start INFORMATION SUPPLIED

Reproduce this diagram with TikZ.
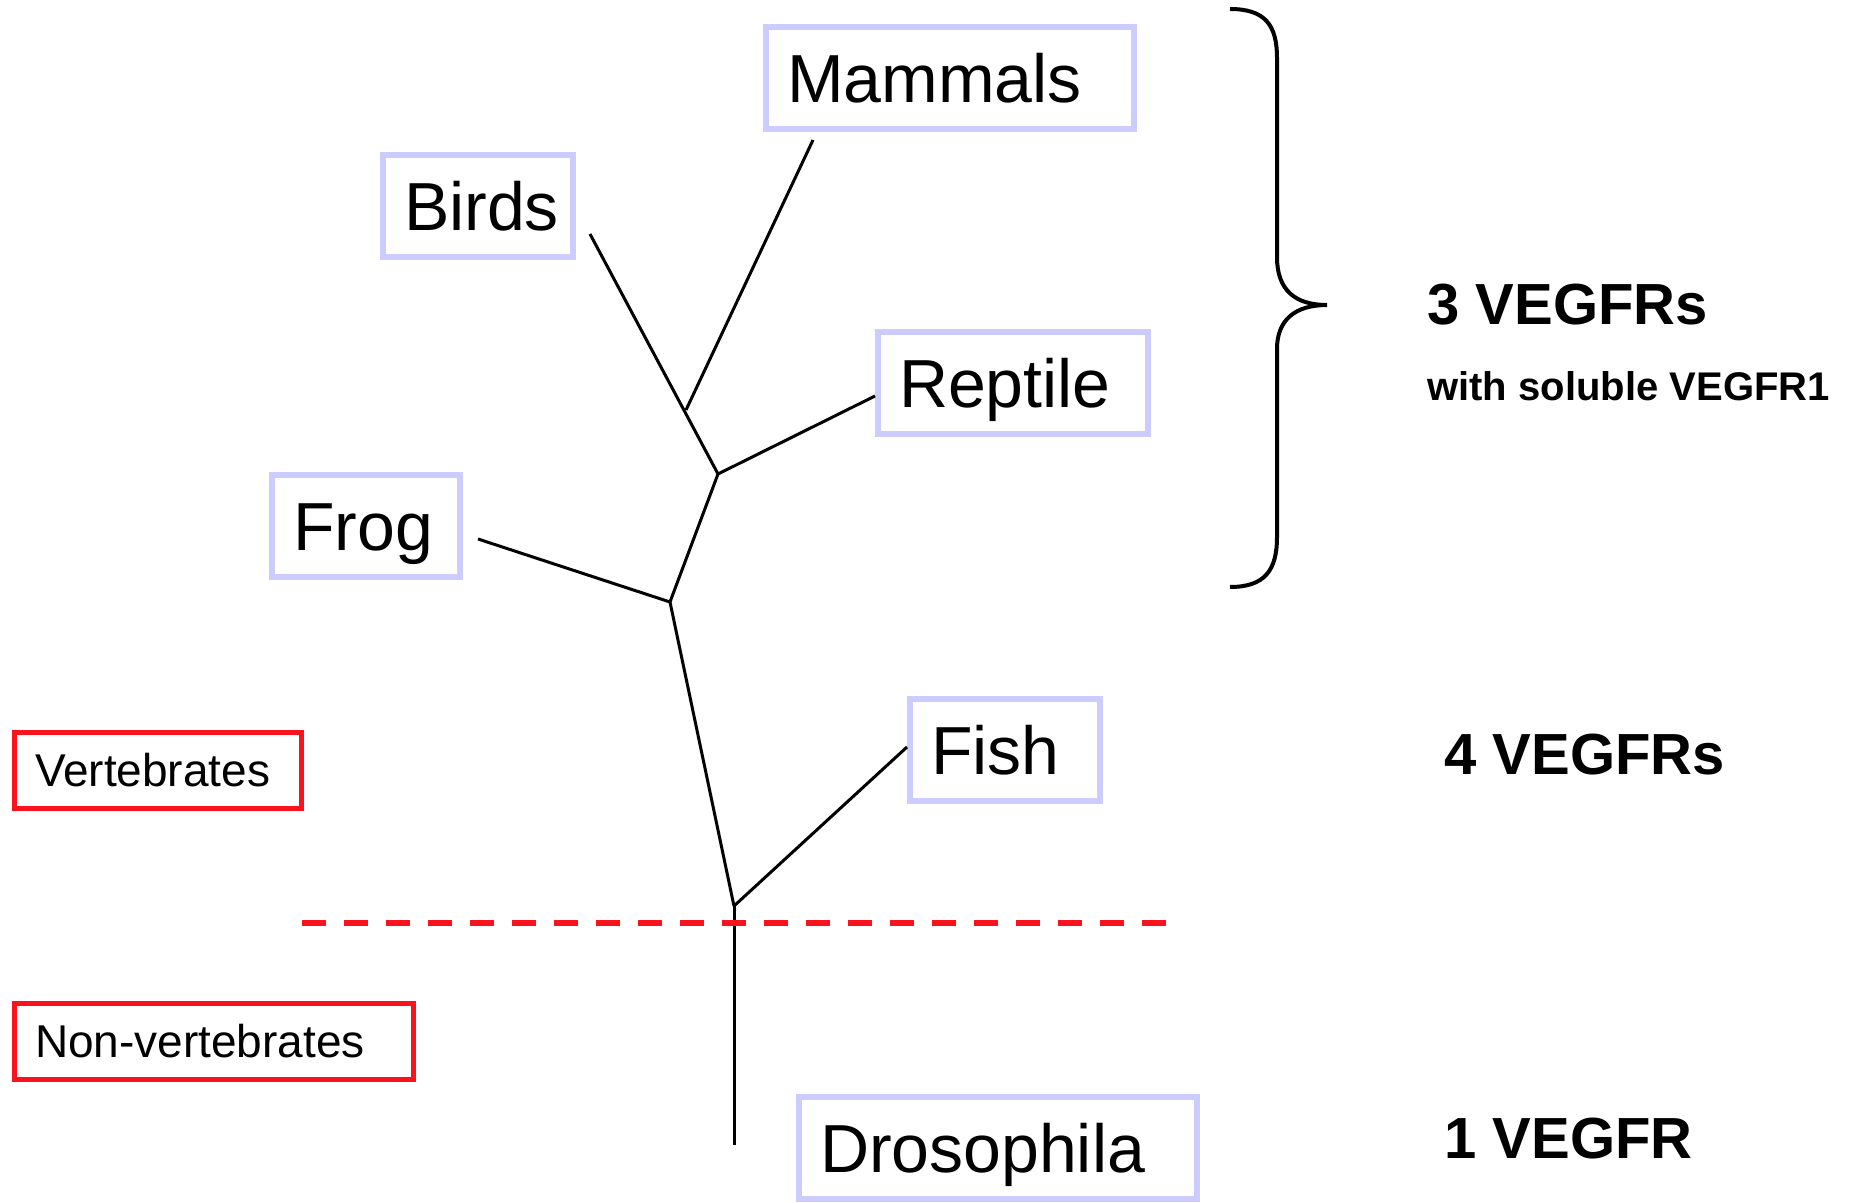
\documentclass[tikz,border=0pt]{standalone}
\usepackage{fontspec}
\setmainfont{Liberation Sans}
\definecolor{lav}{RGB}{204,204,255}
\definecolor{lred}{RGB}{250,18,28}
\begin{document}
\begin{tikzpicture}[x=0.5pt,y=-0.5pt,
  taxon/.style={draw=lav,line width=2.6pt,inner xsep=10.5pt,inner ysep=0pt,
    minimum height=51pt,align=left,text height=24.5pt,text depth=0pt,
    font=\fontsize{34}{40}\selectfont},
  group/.style={draw=lred,line width=2.5pt,inner xsep=10.5pt,inner ysep=0pt,
    minimum height=38pt,align=left,text height=16.5pt,text depth=0pt,
    font=\fontsize{23}{28}\selectfont},
  count/.style={anchor=base west,inner sep=0pt,font=\bfseries\fontsize{29}{34}\selectfont},
  branch/.style={line width=1.5pt,black}]
\useasboundingbox (0,0) rectangle (1854,1203);

% taxon boxes
\node[taxon,text width=163pt,minimum width=184pt] (mammals) at (950,78) {Mammals};
\node[taxon,text width=74pt,minimum width=95pt] (birds) at (478,206) {Birds};
\node[taxon,text width=114pt,minimum width=135pt] (reptile) at (1013,383) {Reptile};
\node[taxon,text width=73pt,minimum width=94pt] (frog) at (366,526) {Frog};
\node[taxon,text width=74pt,minimum width=95pt] (fish) at (1005,750) {Fish};
\node[taxon,text width=178pt,minimum width=199pt] (droso) at (998,1148) {Drosophila};

% group boxes
\node[group,text width=122.5pt,minimum width=143.5pt] (vert) at (157.5,770) {Vertebrates};
\node[group,text width=178.5pt,minimum width=199.5pt] (nonvert) at (213.5,1041) {Non-vertebrates};

% tree coordinates
\coordinate (mEnd) at (813,140);
\coordinate (bEnd) at (590,234);
\coordinate (rEnd) at (875,396);
\coordinate (fEnd) at (478,539);
\coordinate (fishEnd) at (907,747);
\coordinate (root) at (734,1145);
\coordinate (j1) at (686,410);
\coordinate (j2) at (718,474);
\coordinate (j3) at (670,602);
\coordinate (j4) at (734,906);

\draw[branch] (mEnd) -- (j1);
\draw[branch] (bEnd) -- (j2);
\draw[branch] (rEnd) -- (j2);
\draw[branch] (j2) -- (j3);
\draw[branch] (fEnd) -- (j3);
\draw[branch] (j3) -- (j4);
\draw[branch] (fishEnd) -- (j4);
\draw[branch] (j4) -- (root);

% dashed divider
\coordinate (dashL) at (302,923);
\coordinate (dashR) at (1167,923);
\draw[lred,line width=3pt,dash pattern=on 12pt off 9pt] (dashL) -- (dashR);

% brace
\draw[line width=2pt] (1230,9) .. controls (1265,9) and (1277,25) .. (1277,58)
  -- (1277,257) .. controls (1277,290) and (1295,305) .. (1327,305)
  .. controls (1295,305) and (1277,320) .. (1277,349)
  -- (1277,537) .. controls (1277,570) and (1265,587) .. (1230,587);

% counts
\node[count] (c3) at (1427,325) {3 VEGFRs};
\node[anchor=base west,inner sep=0pt,font=\bfseries\fontsize{20}{24}\selectfont] (sol) at (1427,401) {with soluble VEGFR1};
\node[count] (c4) at (1444,774) {4 VEGFRs};
\node[count] (c1) at (1444,1158) {1 VEGFR};
\end{tikzpicture}
\end{document}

end INFORMATION SUPPLIED

## WHAT IS BEING ASKED
Leave out any pictures and return exactly the lines from the beginning of the data through the line with "(0,0) rectangle (1854,1203);", inclusive.

## WRITTEN SOLUTION
Reproduce this diagram with TikZ.
\documentclass[tikz,border=0pt]{standalone}
\usepackage{fontspec}
\setmainfont{Liberation Sans}
\definecolor{lav}{RGB}{204,204,255}
\definecolor{lred}{RGB}{250,18,28}
\begin{document}
\begin{tikzpicture}[x=0.5pt,y=-0.5pt,
  taxon/.style={draw=lav,line width=2.6pt,inner xsep=10.5pt,inner ysep=0pt,
    minimum height=51pt,align=left,text height=24.5pt,text depth=0pt,
    font=\fontsize{34}{40}\selectfont},
  group/.style={draw=lred,line width=2.5pt,inner xsep=10.5pt,inner ysep=0pt,
    minimum height=38pt,align=left,text height=16.5pt,text depth=0pt,
    font=\fontsize{23}{28}\selectfont},
  count/.style={anchor=base west,inner sep=0pt,font=\bfseries\fontsize{29}{34}\selectfont},
  branch/.style={line width=1.5pt,black}]
\useasboundingbox (0,0) rectangle (1854,1203);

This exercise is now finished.